Salma
I assume you are testing waste solvents which may vary in composition from only one or two solvents to the maximum possible to the imagination.
If you base your primary separation on the 1301 column (a good choice)l, on your list of possible solvents you can determine where the coelutions exist. For example, MEK and EtoAc, benzene and dichloroethane. among others.
By research you can find another column which you know (by experiment) will separate as many as possible of the coelutions from the 1301, perhaps a 100% methyl silicone (not the only choice but a fairly good one)
Now, say you run your test sample and you find 8 solvents, and one of these is MEK/EtoAC. Which is it? You can't tell from the one column.
If you only have 1 FID in your (valve or Deans switch equipped) GC, you remove the 1301 COLUMN from the detector and install the second column, whatever it is, leaving the end of the other column in the oven. If you have two FIDs you install one column into each detector and leave them there.
You inject your test sample again and heartcut the peak of MEK/EtoAc onto the second column (using a (Valco?) valve or Dean switching device) and determine the composition of the mystery MEK/EtoAc peak. It may be one, or the other, or some of both, right?

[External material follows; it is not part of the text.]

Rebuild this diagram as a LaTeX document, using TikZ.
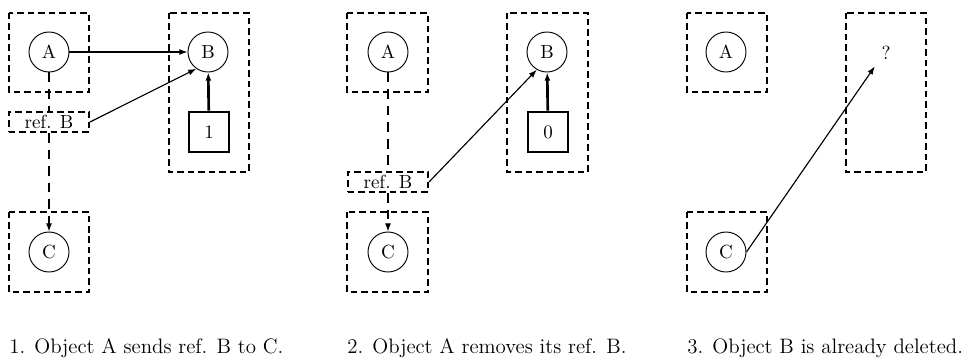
\documentclass[tikz,border=0pt]{standalone}
\usepackage{tikz}
\usetikzlibrary{arrows.meta, positioning}

\begin{document}
\begin{tikzpicture}[x=0.0185cm, y=-0.0185cm, >={Latex[length=1.5mm,width=1.1mm]},
    obj/.style={draw, circle, line width=0.5pt, minimum size=0.74cm, inner sep=0pt},
    objbox/.style={line width=1.05pt, dash pattern=on 3.4pt off 2.1pt},
    refbox/.style={draw, objbox, minimum width=1.48cm, minimum height=0.37cm, inner sep=0pt},
    counter/.style={draw, line width=1.4pt, minimum size=0.74cm, inner sep=0pt},
    link/.style={line width=0.6pt, dash pattern=on 5.2pt off 3.5pt},
    caption/.style={anchor=base west, inner sep=0pt, font=\fontsize{11}{13}\selectfont}]
    \useasboundingbox (0,0) rectangle (972,360);

    % 1. A sends ref. B to C
    \draw[objbox] (9,13) rectangle (89,92);
    \draw[objbox] (169,13) rectangle (249,172);
    \draw[objbox] (9,212) rectangle (89,292);
    \node[obj] (A1) at (49,52) {A};
    \node[obj] (B1) at (208,52) {B};
    \node[obj] (C1) at (49,252) {C};
    \node[counter] (n1) at (209,132) {1};
    \node[refbox] (r1) at (49,122) {ref. B};

    \draw[line width=0.6pt, ->] (A1) -- (B1);
    \draw[line width=0.6pt, ->] (r1.east) -- (B1.235);
    \draw[line width=1.4pt, ->] (n1) -- (B1);
    \draw[link] (A1) -- (r1);
    \draw[link, ->] (r1) -- (C1);
    \node[caption] (cap1) at (9,353) {1. Object A sends ref. B to C.};

    % 2. A drops its own ref. B
    \draw[objbox] (347,13) rectangle (428,92);
    \draw[objbox] (507,13) rectangle (588,172);
    \draw[objbox] (347,212) rectangle (428,292);
    \node[obj] (A2) at (388,52) {A};
    \node[obj] (B2) at (547,52) {B};
    \node[obj] (C2) at (388,252) {C};
    \node[counter] (n2) at (548,132) {0};
    \node[refbox] (r2) at (388,182) {ref. B};

    \draw[line width=0.6pt, ->] (r2.east) -- (B2.240);
    \draw[line width=1.4pt, ->] (n2) -- (B2);
    \draw[link] (A2) -- (r2);
    \draw[link, ->] (r2) -- (C2);
    \node[caption] (cap2) at (347,353) {2. Object A removes its ref. B.};

    % 3. B is gone, C still points there
    \draw[objbox] (687,13) rectangle (767,92);
    \draw[objbox] (846,13) rectangle (926,172);
    \draw[objbox] (687,212) rectangle (767,292);
    \node[obj] (A3) at (726,52) {A};
    \node[obj] (C3) at (726,252) {C};
    \node (q3) at (886,53) {?};

    \draw[line width=0.6pt, ->] (C3.east) -- (q3.south west);
    \node[caption] (cap3) at (687,353) {3. Object B is already deleted.};
\end{tikzpicture}
\end{document}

You make as many heartcuts from the 1301 as you have possible coelutions and ID as many of them as you can. I hope this is clear to you.
GCxGC is much more expensive and would require research before you have a viable solution. It 'heartcuts' all the peaks onto a second column for identification. Not trivial to set up but when successful it would require little technical adjustment and would allow automated determination of results.
Now the other idea Peter and Mike proposed is to install 2 columns (both in one injector, or 1 column each into two injectors). Inject your sample onto both columns (in the same injector or separately, at the same time or separately) and use the different selectiivity of the two columns to separate coelutions from the 1301 (which you cannot report with certainty) on the second column. The possible problem with this is that you might have a new coelution on the second column and still be unable to report the true amount or the true identity of the solvents.
The possible problem with the first heartcut solution is not having a second column that will separate all possible coelutions from the 1301.
BUT, you should find a solution that will separate almost all of your coelutions, either the first heartcut multidimensional solution or the second duplicate confirmation column solution.
and I wish you good luck. Be sure to publish your results as many would love to have the solution at hand.